The regularity of addiction has interesting implications for service. First and foremost, it helps explain why convincing someone to try their coffee without condiments, or to branch out to a different preparation or origin, can be so challenging. Change is hard, especially when it concerns what can be the life or death matter of coffee addiction.

When it comes to serving addicts, it’s also important to be sensitive to how much talk they want around their ritual. I’m a big proponent of the idea that the best service is silently presenting a regular with their drink exactly how they like it, timed to the moment they hit the register—no talking whatsoever, unless the guest wants to talk about real topics. While it’s not always possible to completely eliminate the tedious back and forth of service, a focus on service efficiency and clear menu presentation can help hew away extraneous bits of service chatter, leaving space for more pleasant conversation, or silence, as desired.

Baristas deal drugs both literal and figurative. Obviously caffeine helps fight off the clinging cloak of fatigue, but in a larger sense, a barista is selling their services as caretaker of fatigue, as someone who will take in the dreariness and gray, inject a bit of life into you, and send you out to face your day renewed.

This is why exuding a calm, capable, attentive presence behind bar is so crucial.

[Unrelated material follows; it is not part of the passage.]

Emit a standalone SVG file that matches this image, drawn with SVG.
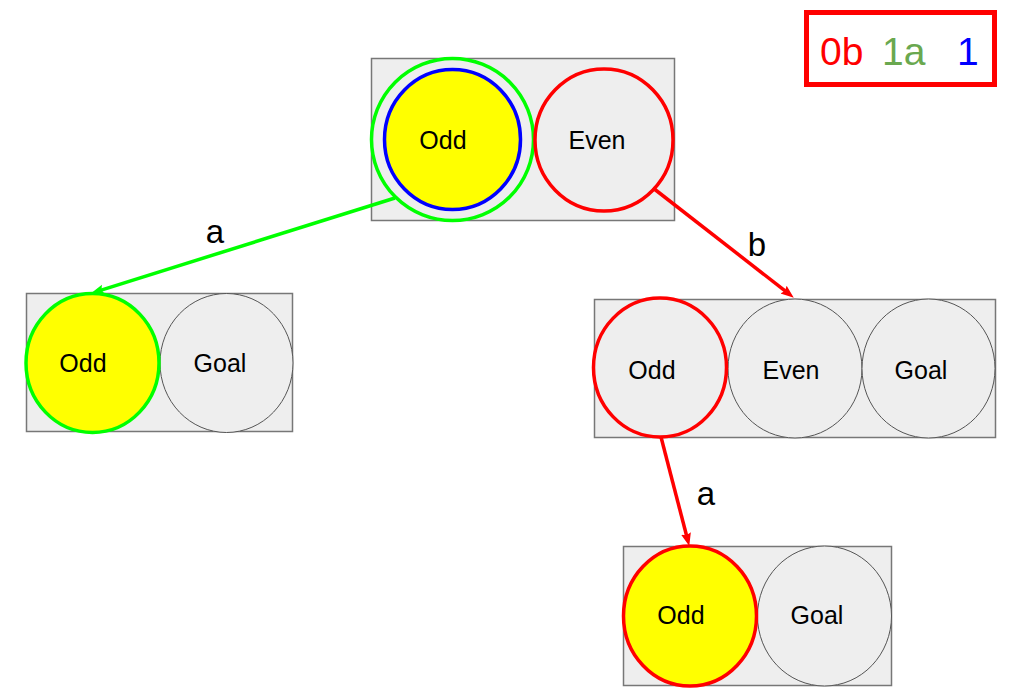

Ushering people from fatigue into wakefulness is a heavy responsibility. As a dealer, your addicts will be attracted to confidence in what you’re supplying.

Which brings us to another implication of the regularity of addiction: predictable product. One thing the budding legal marijuana markets in the US get right is their focus on consistently named strains with lab-measured and printed levels of various psychoactive substances: drug users want a predictable high. Giving accurate, useful information to differentiate options helps users zero in on their own preferred hit, delivered in the form they want it, every time.

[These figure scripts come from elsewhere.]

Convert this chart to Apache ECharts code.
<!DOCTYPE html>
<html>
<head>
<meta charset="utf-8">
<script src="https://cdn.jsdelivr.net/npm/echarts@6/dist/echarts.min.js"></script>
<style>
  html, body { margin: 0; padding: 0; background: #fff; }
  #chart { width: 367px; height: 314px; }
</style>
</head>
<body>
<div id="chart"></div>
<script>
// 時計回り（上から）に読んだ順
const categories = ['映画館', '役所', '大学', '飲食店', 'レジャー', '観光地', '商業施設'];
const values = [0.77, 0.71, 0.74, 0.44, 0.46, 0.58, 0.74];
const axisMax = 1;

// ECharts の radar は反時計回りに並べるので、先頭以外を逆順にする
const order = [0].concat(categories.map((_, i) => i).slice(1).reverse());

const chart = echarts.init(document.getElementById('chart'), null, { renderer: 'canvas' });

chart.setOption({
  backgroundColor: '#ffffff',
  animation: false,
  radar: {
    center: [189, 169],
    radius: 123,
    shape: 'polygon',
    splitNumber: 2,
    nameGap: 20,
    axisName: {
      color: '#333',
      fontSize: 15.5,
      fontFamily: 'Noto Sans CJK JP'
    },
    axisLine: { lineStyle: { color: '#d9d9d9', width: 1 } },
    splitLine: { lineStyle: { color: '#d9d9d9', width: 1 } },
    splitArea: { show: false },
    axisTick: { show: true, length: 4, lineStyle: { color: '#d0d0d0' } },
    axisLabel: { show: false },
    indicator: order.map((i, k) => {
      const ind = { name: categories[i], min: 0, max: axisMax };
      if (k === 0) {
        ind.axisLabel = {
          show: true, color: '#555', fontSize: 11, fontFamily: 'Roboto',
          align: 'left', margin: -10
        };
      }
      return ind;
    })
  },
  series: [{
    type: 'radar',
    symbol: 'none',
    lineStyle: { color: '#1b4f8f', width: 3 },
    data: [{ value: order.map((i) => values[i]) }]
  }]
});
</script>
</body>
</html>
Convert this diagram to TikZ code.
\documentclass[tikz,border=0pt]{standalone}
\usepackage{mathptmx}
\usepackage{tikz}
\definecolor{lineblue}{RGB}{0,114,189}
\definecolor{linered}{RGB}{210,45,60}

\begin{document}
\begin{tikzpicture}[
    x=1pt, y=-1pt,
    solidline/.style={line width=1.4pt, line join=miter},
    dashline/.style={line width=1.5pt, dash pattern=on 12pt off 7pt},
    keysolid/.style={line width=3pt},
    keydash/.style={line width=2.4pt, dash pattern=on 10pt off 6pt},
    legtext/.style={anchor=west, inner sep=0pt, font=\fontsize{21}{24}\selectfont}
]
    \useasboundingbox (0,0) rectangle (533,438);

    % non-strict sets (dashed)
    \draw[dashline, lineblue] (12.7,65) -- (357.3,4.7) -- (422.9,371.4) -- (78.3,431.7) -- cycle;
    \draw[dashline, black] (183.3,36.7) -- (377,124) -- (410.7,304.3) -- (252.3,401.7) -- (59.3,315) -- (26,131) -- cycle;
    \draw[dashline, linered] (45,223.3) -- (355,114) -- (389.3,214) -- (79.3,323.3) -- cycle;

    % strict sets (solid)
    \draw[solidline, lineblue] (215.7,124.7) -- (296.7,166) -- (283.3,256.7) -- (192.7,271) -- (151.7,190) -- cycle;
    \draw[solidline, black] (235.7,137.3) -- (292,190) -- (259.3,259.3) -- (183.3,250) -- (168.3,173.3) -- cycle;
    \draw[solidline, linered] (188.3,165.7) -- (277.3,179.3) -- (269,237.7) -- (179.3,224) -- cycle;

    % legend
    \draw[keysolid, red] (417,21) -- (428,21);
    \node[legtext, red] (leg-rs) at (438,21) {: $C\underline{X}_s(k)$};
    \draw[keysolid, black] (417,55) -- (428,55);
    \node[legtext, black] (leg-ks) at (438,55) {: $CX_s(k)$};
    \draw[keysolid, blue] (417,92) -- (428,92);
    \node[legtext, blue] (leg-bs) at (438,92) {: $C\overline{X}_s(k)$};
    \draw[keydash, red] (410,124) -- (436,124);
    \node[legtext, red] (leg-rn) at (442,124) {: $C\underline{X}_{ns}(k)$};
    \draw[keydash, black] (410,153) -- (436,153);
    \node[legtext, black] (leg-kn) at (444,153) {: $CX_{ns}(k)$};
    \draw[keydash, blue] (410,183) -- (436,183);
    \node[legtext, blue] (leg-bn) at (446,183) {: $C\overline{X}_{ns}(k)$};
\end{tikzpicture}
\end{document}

In the coffee context, predictability is two fold: first, there is the actual production of the coffee itself, and second, how the various coffee options are presented to the customer day to day.

Making predictably delicious coffee drinks the same way each time is a challenge, but it should be self-explanatory as to why a consistent hit (both in terms of amount of caffeine and flavor) is crucial to making addicts feel comfortable frequenting your business. The question of presentation and different options is slightly more complex. First and foremost, I think it means that you should strive to have as consistent an array of offerings as possible.

Think about it: if you went to a beer bar craving a stout you had there a month ago, but the bartender told you they only have IPAs in right now, you’d probably be pretty pissed. And yet coffee bars all the time rotate through coffees without ensuring that they consistently have options for people who like heavier coffees, lighter coffees, brighter coffees, sweeter coffees etc. etc.

I’m not saying cafes have to offer five different coffees at all times. I’m merely saying that there needs to be consistency in styles of offerings. Nothing is going to make an addict more unhappy than hearing that their favorite hit is unavailable—if it is necessary to rotate out options for whatever reason, you better have a good answer figured out for alternatives to offer people.

Addicts can be a finicky lot, but a focus on predictability and a respect for their fragility can turn them into the most fiercely loyal guests you can have.